403b accounts can only offer mutual funds and annuities, while 401ks can offer these plus other types of investments like individual stocks. This isn't that big a deal, since it's usually best to choose from a mix of mutual funds with either account. The 3-fund portfolio is a very simple and well-diversified way to invest in different asset types.

If you're interested in annuities (or if that's all your plan offers), know that they have pros and cons. They can help you minimize risk in bad markets by guaranteeing you a certain amount of income.

However, they also tend to limit your upside in a good market, they come with high fees, and they can have complex rules. Annuities used to be popular, but they aren't considered one of the best investment options today.

Speak to an advisor if needed

You can ask the advice of a financial advisor if you’re unsure about which investments to choose. However, be careful about hiring someone to fully manage your account, since their fees are often steep. Plus, managing your own portfolio is pretty simple if you just pick index funds and leave it alone.

Take any match offered

We briefly went over company matches above. If your company offers a 401k or 403b with a match, you should definitely contribute enough to get the full amount if you can. It's free money!

With matches, just be aware of the fine print: a company will usually require that you stay at the company a certain amount of time to keep the full match. This is called "vesting," and it's a way for the company to make sure they're investing the most in their employees who stay the longest.

If you're 50% vested by the time you leave the company, you'll get to keep 50% of the company match amount you've earned over your tenure. Vesting only affects their contributions, not yours. Learn more about how vesting works exactly.

The difference between 401k and 403b accounts

Honestly, when it comes to the 403b vs. 401k, there are more similarities than differences! The main difference boils down to who can contribute (what type of organization you work for). If you don't work for a nonprofit, school, or other tax-exempt organization, you won't be eligible for a 403b.

403b accounts have more limited investment options, and can also have higher plan fees since they’re typically offered by smaller companies with fewer employees participating. One perk of 403b plans is that they tend to offer faster vesting.

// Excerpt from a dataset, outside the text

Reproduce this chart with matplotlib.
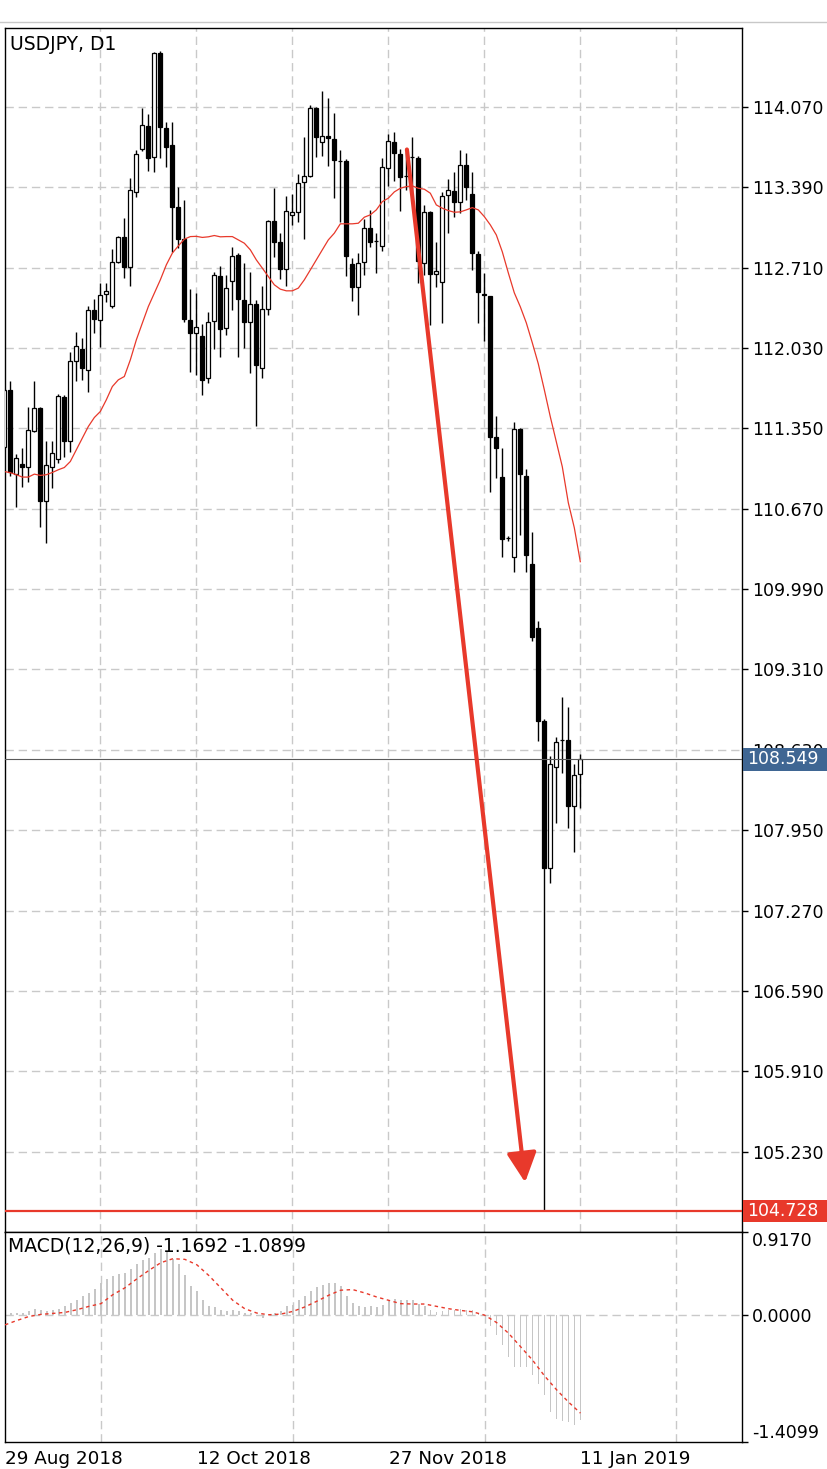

Other than that, they’re really just different ways to fulfill the same purpose: investing for your retirement with tax advantages and a little help from your employer.

What if you’re not eligible for a 401k or 403b?

If you’re self-employed, like a business owner or freelancer, you won’t be eligible for the traditional version of either account, since they’re provided through employers. Or, even if you are a regular employee, your employer might not offer a retirement savings plan.

Self-employed people can open an alternative account called a solo 401k. Since you count as both employee and employer, you can make contributions on both ends as well.

2024 solo 401k limits are $23,000 as an employee, and employer non elective contributions up to 25% of compensation, according to the IRS. Find out more about saving for retirement as an entrepreneur here!

For those who work at a company without a plan, you can try proposing that they start one. If you're comfortable approaching someone in management or HR, it can't hurt to do some research and make your case.

Consider an IRA

IRAs are another great retirement account option since anyone with earned income (from any source) can open one. However, when you compare an IRA vs. 403b vs. 401k, the IRA contribution limits come in at the lowest.

In 2024, you can contribute a maximum of $7,000 to a traditional or Roth IRA, according to the IRS, as long as you've earned at least that much in taxable income.

Head to this article to read everything you need to know about these retirement accounts and others.

Now you know the difference between a 403b vs 401k!

In the end, the best way to go about saving for retirement is just to get started! Use whatever vehicles are available to you, invest as much as you can, and sit back to watch your money grow.